### WHAT YOU NEED TO DO
All of the records below should be output exactly.

### Dataset entries
-- START --

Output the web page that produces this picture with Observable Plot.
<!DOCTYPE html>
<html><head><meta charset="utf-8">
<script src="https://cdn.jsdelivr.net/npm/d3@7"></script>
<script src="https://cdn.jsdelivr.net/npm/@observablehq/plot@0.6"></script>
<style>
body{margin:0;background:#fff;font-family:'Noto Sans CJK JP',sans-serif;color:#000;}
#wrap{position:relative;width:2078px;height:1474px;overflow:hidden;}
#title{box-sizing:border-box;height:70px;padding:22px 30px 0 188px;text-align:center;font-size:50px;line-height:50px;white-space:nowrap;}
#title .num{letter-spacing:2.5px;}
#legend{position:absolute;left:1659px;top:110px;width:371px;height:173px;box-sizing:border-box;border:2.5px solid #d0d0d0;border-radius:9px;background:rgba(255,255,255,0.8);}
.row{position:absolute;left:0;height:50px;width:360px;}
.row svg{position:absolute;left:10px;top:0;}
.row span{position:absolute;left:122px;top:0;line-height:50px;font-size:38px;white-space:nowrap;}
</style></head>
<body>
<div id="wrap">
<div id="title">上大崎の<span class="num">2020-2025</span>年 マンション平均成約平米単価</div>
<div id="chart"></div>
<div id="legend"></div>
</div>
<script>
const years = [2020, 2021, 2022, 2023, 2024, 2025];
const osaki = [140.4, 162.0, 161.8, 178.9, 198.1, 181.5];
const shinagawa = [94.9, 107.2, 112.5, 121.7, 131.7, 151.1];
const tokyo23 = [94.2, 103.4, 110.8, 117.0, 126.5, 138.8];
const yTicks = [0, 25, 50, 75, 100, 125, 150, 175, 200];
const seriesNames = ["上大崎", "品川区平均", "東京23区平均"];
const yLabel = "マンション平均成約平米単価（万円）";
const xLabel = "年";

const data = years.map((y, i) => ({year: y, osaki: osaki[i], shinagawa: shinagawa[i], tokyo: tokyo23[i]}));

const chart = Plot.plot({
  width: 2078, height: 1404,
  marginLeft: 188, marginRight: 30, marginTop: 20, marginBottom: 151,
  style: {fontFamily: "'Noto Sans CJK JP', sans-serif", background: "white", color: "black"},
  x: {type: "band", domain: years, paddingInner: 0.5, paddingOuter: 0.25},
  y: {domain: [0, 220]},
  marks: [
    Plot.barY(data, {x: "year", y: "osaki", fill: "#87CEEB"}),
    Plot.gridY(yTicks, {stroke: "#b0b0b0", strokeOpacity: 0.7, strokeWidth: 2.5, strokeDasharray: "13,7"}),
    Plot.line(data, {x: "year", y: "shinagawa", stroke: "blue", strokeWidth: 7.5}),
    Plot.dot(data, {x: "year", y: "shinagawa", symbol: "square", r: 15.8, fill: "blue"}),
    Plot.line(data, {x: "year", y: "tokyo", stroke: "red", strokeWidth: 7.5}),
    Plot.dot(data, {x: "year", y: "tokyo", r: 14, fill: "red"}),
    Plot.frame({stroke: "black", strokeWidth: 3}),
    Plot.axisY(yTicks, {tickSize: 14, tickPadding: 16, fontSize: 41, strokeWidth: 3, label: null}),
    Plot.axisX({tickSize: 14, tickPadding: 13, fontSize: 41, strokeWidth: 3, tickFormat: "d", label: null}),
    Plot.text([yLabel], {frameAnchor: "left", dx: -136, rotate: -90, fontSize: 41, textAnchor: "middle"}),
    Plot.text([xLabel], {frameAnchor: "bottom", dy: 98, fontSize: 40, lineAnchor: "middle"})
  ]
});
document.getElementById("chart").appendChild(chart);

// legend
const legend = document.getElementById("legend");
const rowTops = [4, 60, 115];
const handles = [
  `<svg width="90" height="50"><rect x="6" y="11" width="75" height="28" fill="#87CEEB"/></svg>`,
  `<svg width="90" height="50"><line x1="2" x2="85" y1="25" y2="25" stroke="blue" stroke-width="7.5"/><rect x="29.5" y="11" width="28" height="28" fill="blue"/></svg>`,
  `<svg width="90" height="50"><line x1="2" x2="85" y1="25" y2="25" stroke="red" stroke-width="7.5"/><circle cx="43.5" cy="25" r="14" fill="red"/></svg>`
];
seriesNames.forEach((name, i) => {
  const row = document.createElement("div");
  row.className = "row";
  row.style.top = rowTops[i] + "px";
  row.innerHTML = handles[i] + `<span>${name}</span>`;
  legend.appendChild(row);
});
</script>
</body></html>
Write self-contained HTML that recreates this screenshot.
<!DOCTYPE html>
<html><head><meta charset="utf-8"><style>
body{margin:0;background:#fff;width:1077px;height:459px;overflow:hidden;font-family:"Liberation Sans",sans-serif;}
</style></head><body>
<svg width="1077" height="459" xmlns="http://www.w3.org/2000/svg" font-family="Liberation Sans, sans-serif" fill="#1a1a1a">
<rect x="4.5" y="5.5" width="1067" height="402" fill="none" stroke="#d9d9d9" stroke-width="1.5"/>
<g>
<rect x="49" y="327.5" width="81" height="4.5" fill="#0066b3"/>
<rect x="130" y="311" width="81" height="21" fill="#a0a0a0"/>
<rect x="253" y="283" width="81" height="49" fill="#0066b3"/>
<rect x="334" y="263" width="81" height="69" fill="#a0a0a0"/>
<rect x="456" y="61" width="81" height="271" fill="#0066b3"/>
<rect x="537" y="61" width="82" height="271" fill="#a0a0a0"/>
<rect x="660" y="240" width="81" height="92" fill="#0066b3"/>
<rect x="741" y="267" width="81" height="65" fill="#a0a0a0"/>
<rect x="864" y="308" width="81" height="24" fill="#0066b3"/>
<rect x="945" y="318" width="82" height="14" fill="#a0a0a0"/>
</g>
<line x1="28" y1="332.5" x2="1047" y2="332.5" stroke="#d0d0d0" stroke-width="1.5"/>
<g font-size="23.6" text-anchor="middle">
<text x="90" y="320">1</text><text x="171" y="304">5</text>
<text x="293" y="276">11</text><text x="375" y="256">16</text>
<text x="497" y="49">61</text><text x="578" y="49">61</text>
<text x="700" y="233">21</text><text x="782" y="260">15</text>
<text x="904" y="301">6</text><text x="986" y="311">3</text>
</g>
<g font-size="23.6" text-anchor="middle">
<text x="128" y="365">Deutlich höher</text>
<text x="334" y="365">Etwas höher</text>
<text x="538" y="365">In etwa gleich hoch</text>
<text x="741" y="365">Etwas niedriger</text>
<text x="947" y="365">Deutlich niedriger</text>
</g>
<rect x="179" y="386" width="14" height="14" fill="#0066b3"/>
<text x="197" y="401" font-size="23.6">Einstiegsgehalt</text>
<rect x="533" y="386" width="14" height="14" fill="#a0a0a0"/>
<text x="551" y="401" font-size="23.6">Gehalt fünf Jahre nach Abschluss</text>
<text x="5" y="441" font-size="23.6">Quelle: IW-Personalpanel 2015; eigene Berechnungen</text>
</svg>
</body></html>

-- END --

### OUTPUT FOR THIS EXERCISE
Output the web page that produces this picture with Observable Plot.
<!DOCTYPE html>
<html><head><meta charset="utf-8">
<script src="https://cdn.jsdelivr.net/npm/d3@7"></script>
<script src="https://cdn.jsdelivr.net/npm/@observablehq/plot@0.6"></script>
<style>
body{margin:0;background:#fff;font-family:'Noto Sans CJK JP',sans-serif;color:#000;}
#wrap{position:relative;width:2078px;height:1474px;overflow:hidden;}
#title{box-sizing:border-box;height:70px;padding:22px 30px 0 188px;text-align:center;font-size:50px;line-height:50px;white-space:nowrap;}
#title .num{letter-spacing:2.5px;}
#legend{position:absolute;left:1659px;top:110px;width:371px;height:173px;box-sizing:border-box;border:2.5px solid #d0d0d0;border-radius:9px;background:rgba(255,255,255,0.8);}
.row{position:absolute;left:0;height:50px;width:360px;}
.row svg{position:absolute;left:10px;top:0;}
.row span{position:absolute;left:122px;top:0;line-height:50px;font-size:38px;white-space:nowrap;}
</style></head>
<body>
<div id="wrap">
<div id="title">上大崎の<span class="num">2020-2025</span>年 マンション平均成約平米単価</div>
<div id="chart"></div>
<div id="legend"></div>
</div>
<script>
const years = [2020, 2021, 2022, 2023, 2024, 2025];
const osaki = [140.4, 162.0, 161.8, 178.9, 198.1, 181.5];
const shinagawa = [94.9, 107.2, 112.5, 121.7, 131.7, 151.1];
const tokyo23 = [94.2, 103.4, 110.8, 117.0, 126.5, 138.8];
const yTicks = [0, 25, 50, 75, 100, 125, 150, 175, 200];
const seriesNames = ["上大崎", "品川区平均", "東京23区平均"];
const yLabel = "マンション平均成約平米単価（万円）";
const xLabel = "年";

const data = years.map((y, i) => ({year: y, osaki: osaki[i], shinagawa: shinagawa[i], tokyo: tokyo23[i]}));

const chart = Plot.plot({
  width: 2078, height: 1404,
  marginLeft: 188, marginRight: 30, marginTop: 20, marginBottom: 151,
  style: {fontFamily: "'Noto Sans CJK JP', sans-serif", background: "white", color: "black"},
  x: {type: "band", domain: years, paddingInner: 0.5, paddingOuter: 0.25},
  y: {domain: [0, 220]},
  marks: [
    Plot.barY(data, {x: "year", y: "osaki", fill: "#87CEEB"}),
    Plot.gridY(yTicks, {stroke: "#b0b0b0", strokeOpacity: 0.7, strokeWidth: 2.5, strokeDasharray: "13,7"}),
    Plot.line(data, {x: "year", y: "shinagawa", stroke: "blue", strokeWidth: 7.5}),
    Plot.dot(data, {x: "year", y: "shinagawa", symbol: "square", r: 15.8, fill: "blue"}),
    Plot.line(data, {x: "year", y: "tokyo", stroke: "red", strokeWidth: 7.5}),
    Plot.dot(data, {x: "year", y: "tokyo", r: 14, fill: "red"}),
    Plot.frame({stroke: "black", strokeWidth: 3}),
    Plot.axisY(yTicks, {tickSize: 14, tickPadding: 16, fontSize: 41, strokeWidth: 3, label: null}),
    Plot.axisX({tickSize: 14, tickPadding: 13, fontSize: 41, strokeWidth: 3, tickFormat: "d", label: null}),
    Plot.text([yLabel], {frameAnchor: "left", dx: -136, rotate: -90, fontSize: 41, textAnchor: "middle"}),
    Plot.text([xLabel], {frameAnchor: "bottom", dy: 98, fontSize: 40, lineAnchor: "middle"})
  ]
});
document.getElementById("chart").appendChild(chart);

// legend
const legend = document.getElementById("legend");
const rowTops = [4, 60, 115];
const handles = [
  `<svg width="90" height="50"><rect x="6" y="11" width="75" height="28" fill="#87CEEB"/></svg>`,
  `<svg width="90" height="50"><line x1="2" x2="85" y1="25" y2="25" stroke="blue" stroke-width="7.5"/><rect x="29.5" y="11" width="28" height="28" fill="blue"/></svg>`,
  `<svg width="90" height="50"><line x1="2" x2="85" y1="25" y2="25" stroke="red" stroke-width="7.5"/><circle cx="43.5" cy="25" r="14" fill="red"/></svg>`
];
seriesNames.forEach((name, i) => {
  const row = document.createElement("div");
  row.className = "row";
  row.style.top = rowTops[i] + "px";
  row.innerHTML = handles[i] + `<span>${name}</span>`;
  legend.appendChild(row);
});
</script>
</body></html>
Write self-contained HTML that recreates this screenshot.
<!DOCTYPE html>
<html><head><meta charset="utf-8"><style>
body{margin:0;background:#fff;width:1077px;height:459px;overflow:hidden;font-family:"Liberation Sans",sans-serif;}
</style></head><body>
<svg width="1077" height="459" xmlns="http://www.w3.org/2000/svg" font-family="Liberation Sans, sans-serif" fill="#1a1a1a">
<rect x="4.5" y="5.5" width="1067" height="402" fill="none" stroke="#d9d9d9" stroke-width="1.5"/>
<g>
<rect x="49" y="327.5" width="81" height="4.5" fill="#0066b3"/>
<rect x="130" y="311" width="81" height="21" fill="#a0a0a0"/>
<rect x="253" y="283" width="81" height="49" fill="#0066b3"/>
<rect x="334" y="263" width="81" height="69" fill="#a0a0a0"/>
<rect x="456" y="61" width="81" height="271" fill="#0066b3"/>
<rect x="537" y="61" width="82" height="271" fill="#a0a0a0"/>
<rect x="660" y="240" width="81" height="92" fill="#0066b3"/>
<rect x="741" y="267" width="81" height="65" fill="#a0a0a0"/>
<rect x="864" y="308" width="81" height="24" fill="#0066b3"/>
<rect x="945" y="318" width="82" height="14" fill="#a0a0a0"/>
</g>
<line x1="28" y1="332.5" x2="1047" y2="332.5" stroke="#d0d0d0" stroke-width="1.5"/>
<g font-size="23.6" text-anchor="middle">
<text x="90" y="320">1</text><text x="171" y="304">5</text>
<text x="293" y="276">11</text><text x="375" y="256">16</text>
<text x="497" y="49">61</text><text x="578" y="49">61</text>
<text x="700" y="233">21</text><text x="782" y="260">15</text>
<text x="904" y="301">6</text><text x="986" y="311">3</text>
</g>
<g font-size="23.6" text-anchor="middle">
<text x="128" y="365">Deutlich höher</text>
<text x="334" y="365">Etwas höher</text>
<text x="538" y="365">In etwa gleich hoch</text>
<text x="741" y="365">Etwas niedriger</text>
<text x="947" y="365">Deutlich niedriger</text>
</g>
<rect x="179" y="386" width="14" height="14" fill="#0066b3"/>
<text x="197" y="401" font-size="23.6">Einstiegsgehalt</text>
<rect x="533" y="386" width="14" height="14" fill="#a0a0a0"/>
<text x="551" y="401" font-size="23.6">Gehalt fünf Jahre nach Abschluss</text>
<text x="5" y="441" font-size="23.6">Quelle: IW-Personalpanel 2015; eigene Berechnungen</text>
</svg>
</body></html>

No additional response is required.